I used following code for basic MAML.
model = l2l.vision.models.MiniImagenetCNN(output_size=ways)
model.to(device)
maml = l2l.algorithms.MAML(model, lr=fast_lr, first_order=False)
optimizer = optim.Adam(maml.parameters(), meta_lr)
# Method 3
model = l2l.vision.models.ResNet12(output_size=ways)
model.to(device)
maml = l2l.algorithms.MAML(model, lr=fast_lr, first_order=False)
optimizer = optim.Adam(maml.parameters(), meta_lr)
Method 3
worked well during training, but I encountered OutOfMemoryError
in testing.
(Actually, the training was very slow.)
What is the right way, and what should I modify?
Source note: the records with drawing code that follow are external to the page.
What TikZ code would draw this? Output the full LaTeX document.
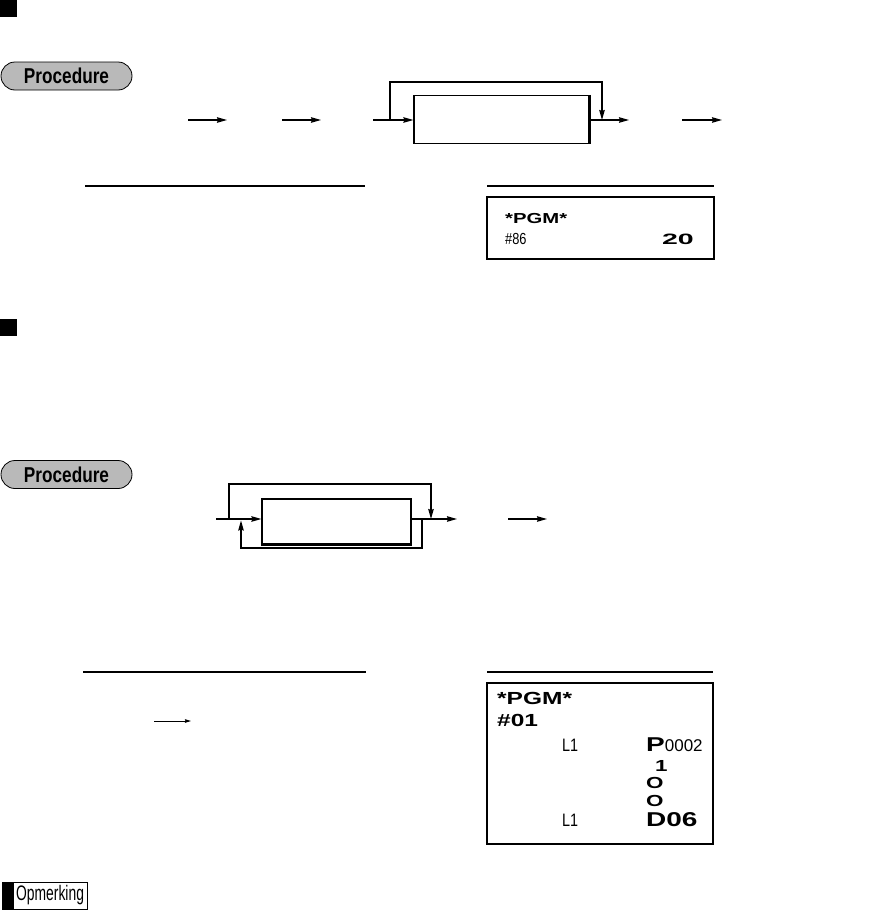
\documentclass[tikz,border=0pt]{standalone}
\usepackage{fontspec}
\setmainfont{Liberation Sans}
\newfontfamily\narrowfont[FakeStretch=0.8]{Liberation Sans}
\newfontfamily\notefont[FakeStretch=0.66]{Liberation Sans}
\newfontfamily\lcdfont[FakeStretch=1.4]{Liberation Sans}
\newfontfamily\widefont[FakeStretch=1.9]{Liberation Sans}
\usetikzlibrary{arrows.meta, positioning, calc}

\begin{document}
\begin{tikzpicture}[
  x=1pt, y=-1pt,
  flowbox/.style={draw, line width=1.2pt, inner sep=0pt},
  dispbox/.style={draw, line width=1.2pt, inner sep=0pt},
  procpill/.style={draw, line width=0.8pt, fill=gray!55, rounded corners=14pt, minimum width=131pt, minimum height=28pt, inner sep=0pt, font=\narrowfont\bfseries\fontsize{21.5}{21.5}\selectfont},
  flow/.style={-{Stealth[length=10pt,width=5.5pt,inset=1pt]}, line width=1.2pt},
  thinflow/.style={-{Stealth[length=6pt,width=3.5pt,inset=0.5pt]}, line width=1pt},
  rule/.style={line width=1.3pt},
  lcd/.style={anchor=west, inner sep=0pt, font=\lcdfont\bfseries\fontsize{#1}{#1}\selectfont},
  lcdsmall/.style={anchor=west, inner sep=0pt, font=\narrowfont\fontsize{#1}{#1}\selectfont},
  marker/.style={fill=black, minimum size=17pt, inner sep=0pt}
]
\useasboundingbox (0,0) rectangle (878,913);

% Section markers and procedure badges
\node[marker] (mark1) at (8.5,8.5) {};
\node[marker] (mark2) at (8.5,327) {};
\node[procpill] (proc1) at (66.5,76) {Procedure};
\node[procpill] (proc2) at (66.5,474.5) {Procedure};

% First procedure (flow on y=120)
\node[flowbox, minimum width=175pt, minimum height=48pt] (entry) at (501.5,119.5) {};
\draw[line width=2.6pt] (entry.north east) -- (entry.south east);
\coordinate (s1) at (188,120); \coordinate (e1) at (227,120);
\coordinate (s2) at (282,120); \coordinate (e2) at (321,120);
\coordinate (s3) at (373,120);
\coordinate (skipa) at (390,120); \coordinate (skipb) at (602,120);
\coordinate (e4) at (629,120);
\coordinate (s5) at (682,120); \coordinate (e5) at (722,120);
\draw[flow] (s1) -- (e1);
\draw[flow] (s2) -- (e2);
\draw[flow] (s3) -- (s3 -| entry.west);
\draw[flow] (skipa) -- ++(0,-38) -| (skipb);
\draw[flow] (entry.east |- s3) -- (e4);
\draw[flow] (s5) -- (e5);

% Printout / display headings
\draw[rule] (85,186) coordinate (r1a) -- (365,186) coordinate (r1b);
\draw[rule] (487,186) coordinate (r2a) -- (714,186) coordinate (r2b);

% Display 1
\node[dispbox, minimum width=227pt, minimum height=62pt] (disp1) at (600.5,228) {};
\node[lcd=14.5] (pgm1) at (505,219) {*PGM*};
\node[lcdsmall=16] (num1) at (505,239) {\#86};
\node[lcd=15, anchor=east, font=\widefont\bfseries\fontsize{15}{15}\selectfont] (val1) at (694,239) {20};

% Second procedure (flow on y=519)
\node[flowbox, minimum width=149pt, minimum height=45pt] (item) at (336.5,521.5) {};
\draw[line width=2.6pt] (item.south west) -- (item.south east);
\coordinate (t1) at (216,519);
\coordinate (upa) at (229,519); \coordinate (upb) at (431,519);
\coordinate (lowa) at (422,519); \coordinate (lowb) at (241,520.5);
\coordinate (t2) at (457,519);
\coordinate (t3) at (508,519); \coordinate (t4) at (547,519);
\draw[flow] (t1) -- (t1 -| item.west);
\draw[flow] (upa) -- ++(0,-35) -| (upb);
\draw[flow] (lowa) -- ++(0,29) -| (lowb);
\draw[flow] (item.east |- t1) -- (t2);
\draw[flow] (t3) -- (t4);

% Headings for the second part
\draw[rule] (83,672) coordinate (r3a) -- (366,672) coordinate (r3b);
\draw[rule] (487,672) coordinate (r4a) -- (713,672) coordinate (r4b);
\coordinate (k1) at (154,721); \coordinate (k2) at (191,721);
\draw[thinflow] (k1) -- (k2);

% Display 2
\node[dispbox, minimum width=226pt, minimum height=161pt] (disp2) at (600,763.5) {};
\node[lcd=17.5] (pgm2) at (497,698) {*PGM*};
\node[lcd=17.5] (num2) at (497,720) {\#01};
\node[lcdsmall=18] (lineA) at (562,745) {L1};
\node[lcd=20] (plu) at (646,745) {P\rmfamily\mdseries\fontsize{17}{17}\selectfont 0002};
\node[lcd=16] (qty) at (655,766) {1};
\node[lcd=16] (z1) at (646,783) {O};
\node[lcd=16] (z2) at (646,801) {O};
\node[lcdsmall=18] (lineB) at (562,820) {L1};
\node[lcd=20] (dept) at (646,820) {D06};

% Note badge
\node[draw, line width=0.8pt, minimum width=85pt, minimum height=27pt, inner sep=0pt] (note) at (44.5,895.5) {};
\fill (note.north west) rectangle ($(note.south west)+(12,0)$);
\node[anchor=west, inner sep=0pt, font=\notefont\fontsize{21}{21}\selectfont] (notetxt) at (16,895) {Opmerking};
\end{tikzpicture}
\end{document}
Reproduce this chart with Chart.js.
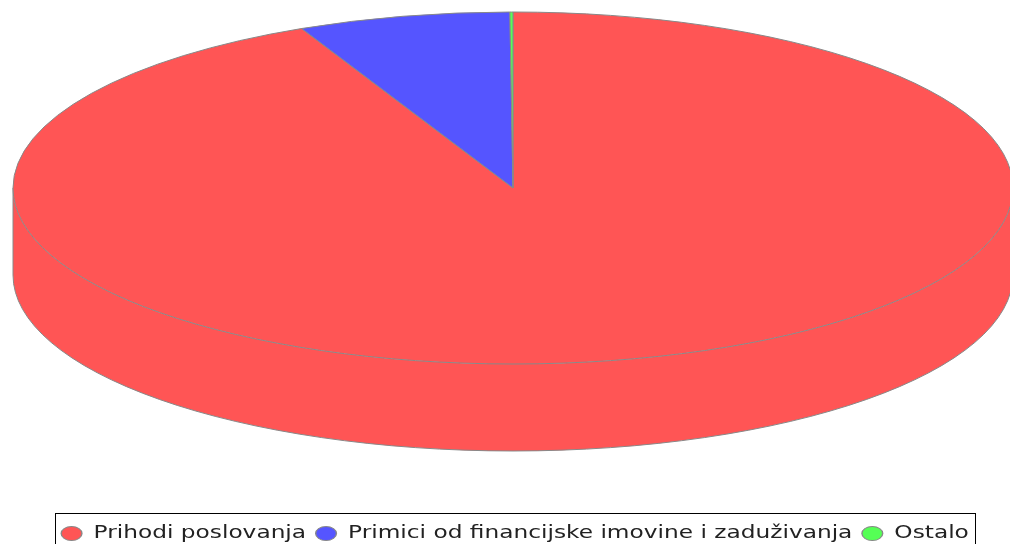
<!DOCTYPE html>
<html>
<head>
<meta charset="utf-8">
<script src="https://cdn.jsdelivr.net/npm/chart.js@4"></script>
<style>
  html, body { margin: 0; padding: 0; background: #fff; overflow: hidden; }
  #wrap { width: 1010px; height: 560px; }
</style>
</head>
<body>
<div id="wrap"><canvas id="pie"></canvas></div>
<script>
const labels = ["Prihodi poslovanja", "Primici od financijske imovine i zaduživanja", "Ostalo"];
const values = [93.05, 6.85, 0.1];
const colors = ["#ff5555", "#5555ff", "#55ff55"];

// geometry of the flattened "3d" pie
const cx = 513, cy = 188, rx = 500, ry = 176, depth = 87;
// legend in the original is stretched sideways
const legendStretch = 1.368, legendCenter = 515;

// draws the pie as a tilted disc, using the angles chart.js worked out
const pie3d = {
    id: "pie3d",
    beforeDraw(chart) {
        const lg = chart.legend;
        if (!lg || lg._stretched) return;
        const origDraw = lg.draw.bind(lg);
        lg.draw = function () {
            const boxes = lg.legendHitBoxes;
            let left = Infinity, right = -Infinity;
            boxes.forEach(b => {
                left = Math.min(left, b.left);
                right = Math.max(right, b.left + b.width);
            });
            const mid = (left + right) / 2;
            const ctx = chart.ctx;
            ctx.save();
            ctx.translate(legendCenter, 0);
            ctx.scale(legendStretch, 1);
            ctx.translate(-mid, 0);
            origDraw();
            ctx.restore();

            // box round the legend, in screen coords
            let top = Infinity, bottom = -Infinity;
            boxes.forEach(b => {
                top = Math.min(top, b.top);
                bottom = Math.max(bottom, b.top + b.height);
            });
            const x0 = legendCenter + (left - mid) * legendStretch - 6;
            const x1 = legendCenter + (right - mid) * legendStretch + 6;
            ctx.save();
            ctx.strokeStyle = "#000";
            ctx.lineWidth = 1;
            ctx.strokeRect(Math.round(x0) + 0.5, Math.round(top) - 11.5, Math.round(x1 - x0), bottom - top + 22);
            ctx.restore();
        };
        lg._stretched = true;
    },
    beforeDatasetsDraw(chart) {
        const ctx = chart.ctx;
        const arcs = chart.getDatasetMeta(0).data;
        ctx.save();
        ctx.lineWidth = 1;
        ctx.strokeStyle = "#888888";

        // side wall (only front half shows)
        arcs.forEach((arc, i) => {
            const a0 = Math.max(arc.startAngle, 0);
            const a1 = Math.min(arc.endAngle, Math.PI);
            if (a1 <= a0) return;
            ctx.beginPath();
            ctx.ellipse(cx, cy, rx, ry, 0, a0, a1);
            ctx.ellipse(cx, cy + depth, rx, ry, 0, a1, a0, true);
            ctx.closePath();
            ctx.fillStyle = colors[i];
            ctx.fill();
        });
        ctx.beginPath();
        ctx.moveTo(cx + rx, cy);
        ctx.lineTo(cx + rx, cy + depth);
        ctx.ellipse(cx, cy + depth, rx, ry, 0, 0, Math.PI);
        ctx.lineTo(cx - rx, cy);
        ctx.stroke();

        // top face
        arcs.forEach((arc, i) => {
            ctx.beginPath();
            ctx.moveTo(cx, cy);
            ctx.ellipse(cx, cy, rx, ry, 0, arc.startAngle, arc.endAngle);
            ctx.closePath();
            ctx.fillStyle = colors[i];
            ctx.fill();
            ctx.stroke();
        });
        ctx.restore();
        return false;
    }
};

new Chart(document.getElementById("pie"), {
    type: "pie",
    data: {
        labels: labels,
        datasets: [{
            data: values,
            backgroundColor: colors,
            borderColor: "#888888",
            borderWidth: 1
        }]
    },
    plugins: [pie3d],
    options: {
        responsive: true,
        maintainAspectRatio: false,
        animation: false,
        layout: { padding: { bottom: 8 } },
        plugins: {
            tooltip: { enabled: false },
            legend: {
                position: "bottom",
                labels: {
                    usePointStyle: true,
                    pointStyle: "circle",
                    pointStyleWidth: 15.2,
                    boxHeight: 10,
                    padding: 7,
                    color: "#222",
                    font: { family: "DejaVu Sans", size: 17 }
                }
            }
        }
    }
});
</script>
</body>
</html>
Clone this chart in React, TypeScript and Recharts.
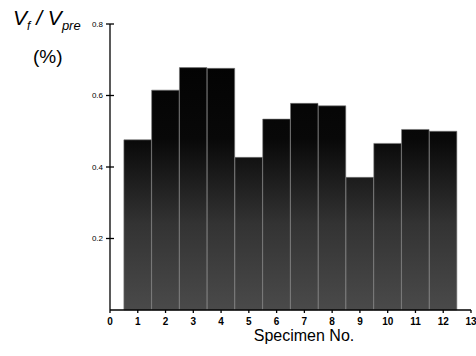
import React from 'react';
import { BarChart, Bar, XAxis, YAxis } from 'recharts';

const specimens = [1, 2, 3, 4, 5, 6, 7, 8, 9, 10, 11, 12];
const ratios = [0.476, 0.615, 0.678, 0.676, 0.427, 0.534, 0.578, 0.571, 0.371, 0.466, 0.505, 0.5];
const xTicks = [0, 1, 2, 3, 4, 5, 6, 7, 8, 9, 10, 11, 12, 13];
const yTicks = [0.2, 0.4, 0.6, 0.8];
const yTickLabels = ['0.2', '0.4', '0.6', '0.8'];

const data = specimens.map((s, i) => ({ specimen: s, ratio: ratios[i] }));

const FONT = '"Liberation Sans", Arial, sans-serif';

const YTick = (props: any) => {
  const { x, y, payload } = props;
  return (
    <g>
      <line x1={x + 4} x2={x + 12} y1={y} y2={y} stroke="#000" strokeWidth={1.3} />
      <text x={x + 1} y={y} dy="0.35em" textAnchor="end" fontSize={8} fontFamily={FONT} fill="#000">
        {yTickLabels[yTicks.indexOf(payload.value)] ?? payload.value}
      </text>
    </g>
  );
};

export default function App() {
  return (
    <div style={{ position: 'absolute', left: 0, top: 0, width: 476, height: 356, background: '#fff' }}>
      <BarChart
        width={476}
        height={356}
        data={data}
        margin={{ top: 24, right: 5, bottom: 16, left: 70 }}
        barCategoryGap={0}
        barGap={0}
      >
        <defs>
          <linearGradient id="scan" gradientUnits="userSpaceOnUse" x1="0" y1="24" x2="0" y2="310">
            <stop offset="0" stopColor="#000" />
            <stop offset="0.4" stopColor="#080808" />
            <stop offset="0.7" stopColor="#333" />
            <stop offset="1" stopColor="#4a4a4a" />
          </linearGradient>
        </defs>
        <XAxis
          dataKey="specimen"
          type="number"
          domain={[0, 13]}
          ticks={xTicks}
          interval={0}
          height={30}
          tickSize={3}
          tickMargin={5}
          axisLine={{ stroke: '#000', strokeWidth: 1.3 }}
          tickLine={{ stroke: '#000', strokeWidth: 1.3 }}
          tick={{ fontSize: 10, fontWeight: 'bold', fill: '#000', fontFamily: FONT }}
        />
        <YAxis
          type="number"
          domain={[0, 0.8]}
          ticks={yTicks}
          interval={0}
          width={40}
          axisLine={{ stroke: '#000', strokeWidth: 1.3 }}
          tickLine={false}
          tick={<YTick />}
        />
        <Bar
          dataKey="ratio"
          fill="url(#scan)"
          barSize={27.5}
          stroke="#777"
          strokeWidth={0.6}
          isAnimationActive={false}
        />
      </BarChart>
      <div
        style={{
          position: 'absolute',
          left: 13,
          top: 6,
          fontFamily: FONT,
          fontSize: 21,
          fontStyle: 'italic',
          color: '#000',
          whiteSpace: 'nowrap',
          lineHeight: '24px',
        }}
      >
        V<sub style={{ fontSize: 12 }}>f</sub> / V<sub style={{ fontSize: 13 }}>pre</sub>
      </div>
      <div
        style={{
          position: 'absolute',
          left: 33,
          top: 45,
          fontFamily: FONT,
          fontSize: 19,
          color: '#000',
          whiteSpace: 'nowrap',
          lineHeight: '24px',
        }}
      >
        (%)
      </div>
      <div
        style={{
          position: 'absolute',
          left: 200,
          width: 208,
          top: 327,
          textAlign: 'center',
          fontFamily: FONT,
          fontSize: 16,
          color: '#000',
          whiteSpace: 'nowrap',
          lineHeight: '18px',
        }}
      >
        Specimen No.
      </div>
    </div>
  );
}
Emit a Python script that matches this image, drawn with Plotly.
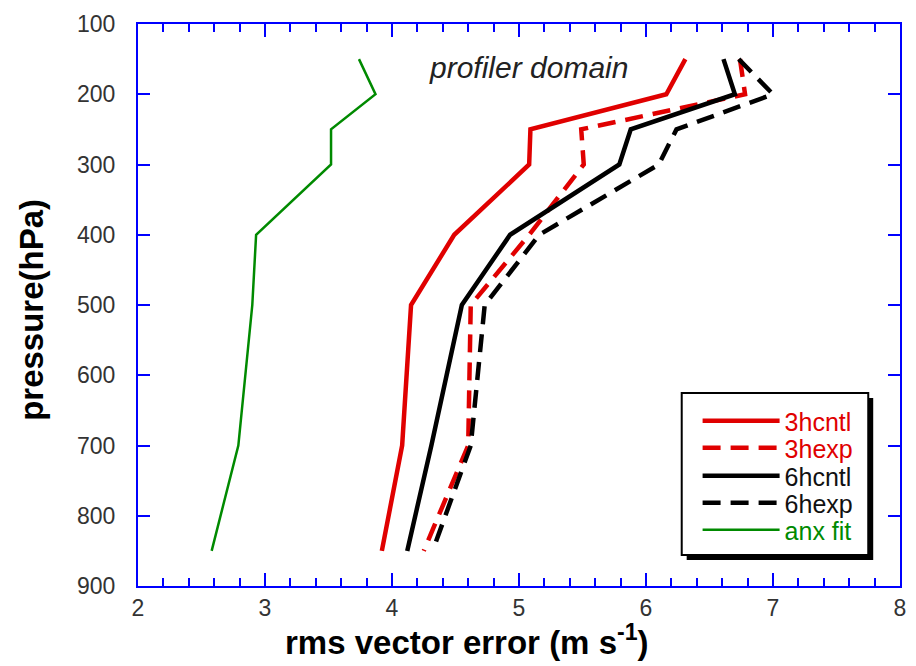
import plotly.graph_objects as go

pressure = [150, 200, 250, 300, 400, 500, 700, 850]
hcntl3 = [6.31, 6.16, 5.09, 5.08, 4.49, 4.15, 4.08, 3.92]
hexp3 = [6.74, 6.78, 5.49, 5.51, 5.08, 4.62, 4.60, 4.25]
hcntl6 = [6.61, 6.70, 5.88, 5.79, 4.93, 4.55, 4.31, 4.12]
hexp6 = [6.73, 7.00, 6.24, 6.10, 5.16, 4.73, 4.62, 4.32]
anxfit = [3.74, 3.87, 3.52, 3.52, 2.93, 2.90, 2.79, 2.58]

# x tick positions every 0.2, labelled at whole numbers
x_tickvals = [round(2 + 0.2 * k, 1) for k in range(31)]
x_ticktext = [str(int(v)) if float(v).is_integer() else " " for v in x_tickvals]

names = ["3hcntl", "3hexp", "6hcntl", "6hexp", "anx fit"]
series = [hcntl3, hexp3, hcntl6, hexp6, anxfit]
RED = "#e00000"
GREEN = "#008a00"
colors = [RED, RED, "#000000", "#000000", GREEN]
dashes = ["solid", "18px,10px", "solid", "18px,10px", "solid"]
widths = [4.5, 4.5, 4.5, 4.5, 2.5]
text_colors = [RED, RED, "#111111", "#111111", GREEN]

FONT = "Liberation Sans, Arial, Helvetica, sans-serif"

fig = go.Figure()
legend_ids = ["legend", "legend2", "legend3", "legend4", "legend5"]
for i in range(5):
    fig.add_trace(go.Scatter(
        x=series[i], y=pressure, mode="lines", name=names[i],
        line=dict(color=colors[i], width=widths[i], dash=dashes[i]),
        legend=legend_ids[i], showlegend=True,
    ))
# placeholder trace (draws nothing) so that the major-tick overlay axis is drawn
fig.add_trace(go.Scatter(x=[2, 8], y=[None, None], xaxis="x2", yaxis="y",
                         mode="lines", showlegend=False, hoverinfo="skip"))

# plot area in px: left 138, right 906, top 24, bottom 586
L, R, T, B = 138, 10, 24, 80
W, H = 916, 666
pw = W - L - R
ph = H - T - B

def px2x(px):
    return (px - L) / pw

def py2y(py):
    return (H - B - py) / ph

rows = [421, 448, 476, 503, 530]
ITEMW = 77
layout_legends = {}
for i, lid in enumerate(legend_ids):
    layout_legends[lid] = dict(
        x=px2x(784 - ITEMW - 5), y=py2y(rows[i]), xanchor="left", yanchor="middle",
        bgcolor="rgba(0,0,0,0)", borderwidth=0,
        font=dict(family=FONT, size=25, color=text_colors[i]),
        itemwidth=ITEMW,
    )

axis_common = dict(
    showline=True, linecolor="#0000ff", linewidth=2, mirror="ticks",
    ticks="inside", tickcolor="#0000ff", tickwidth=2, ticklen=12,
    showgrid=False, zeroline=False,
    tickfont=dict(family=FONT, size=23, color="#333333"),
)
xcommon = dict(axis_common)
xcommon["ticklen"] = 8

fig.update_layout(
    width=W, height=H,
    margin=dict(l=L, r=R, t=T, b=B),
    paper_bgcolor="white", plot_bgcolor="white",
    xaxis=dict(range=[2, 8], tickmode="array", tickvals=x_tickvals, ticktext=x_ticktext,
               ticklabelstandoff=0, layer="above traces", **xcommon),
    xaxis2=dict(range=[2, 8], dtick=1, tick0=2, overlaying="x", anchor="y",
                side="bottom", showline=False, showgrid=False, zeroline=False,
                ticks="inside", ticklen=13, tickwidth=2, tickcolor="#0000ff",
                mirror="ticks", showticklabels=False),
    yaxis=dict(range=[900, 100], dtick=100, tick0=100,
               ticklabelstandoff=16, **axis_common),
    **layout_legends,
    shapes=[
        dict(type="rect", xref="paper", yref="paper",
             x0=px2x(691), x1=px2x(879), y0=py2y(560), y1=py2y(398),
             fillcolor="#000000", line=dict(width=0), layer="above"),
        dict(type="rect", xref="paper", yref="paper",
             x0=px2x(686), x1=px2x(874), y0=py2y(555), y1=py2y(393),
             fillcolor="#ffffff", line=dict(color="#000000", width=2), layer="above"),
    ],
    annotations=[
        dict(text="<i>profiler domain</i>", xref="paper", yref="paper",
             x=px2x(532), y=py2y(68), xanchor="center", yanchor="middle",
             showarrow=False, font=dict(family=FONT, size=30, color="#222222")),
        dict(text="<b>rms vector error (m s<sup>-1</sup>)</b>", xref="paper", yref="paper",
             x=px2x(470), y=py2y(640), xanchor="center", yanchor="middle",
             showarrow=False, font=dict(family=FONT, size=33, color="#000000")),
        dict(text="<b>pressure(hPa)</b>", xref="paper", yref="paper",
             x=px2x(30), y=py2y(310), xanchor="center", yanchor="middle",
             textangle=-90, showarrow=False,
             font=dict(family=FONT, size=33, color="#000000")),
    ],
)

fig.write_html("out.html")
Or is there any other way to make a large MAML model?
I set the training and testing configurations as follows:
# train setting
ways=5
shot=1
adaptation_steps=5
batch_size=4
meta_lr : 1e-3,
fast_lr : 0.01
# test setting
ways=5
shot=15
adaptation_steps=10
batch_size=4
fast_lr : 0.01
Hello @Jeong-Bin,
Method 3 is correct. Try using maml.clone(first_order=True)
when testing. Or, you can reduce the number of adaptation steps (at the price of performance).
How much GPU memory do you have? If you have more than 1 GPU, you can use model.features = torch.nn.DataParallel(model.features)
to distribute the activations on the GPUs.
@seba-1511
Thanks! My GPU is RTX 3090 Ti with 20GB memory.
I'll try your solution.
Additionally, I referred to 'adaptation steps' in MAML paper.
In section A.1. Classification of the paper, authors use 10 gradient steps at test time.
Is the gradient step means adaptation step?
Yes, gradient steps are adaptation steps.
All right, thank you for your help! Have a nice day😊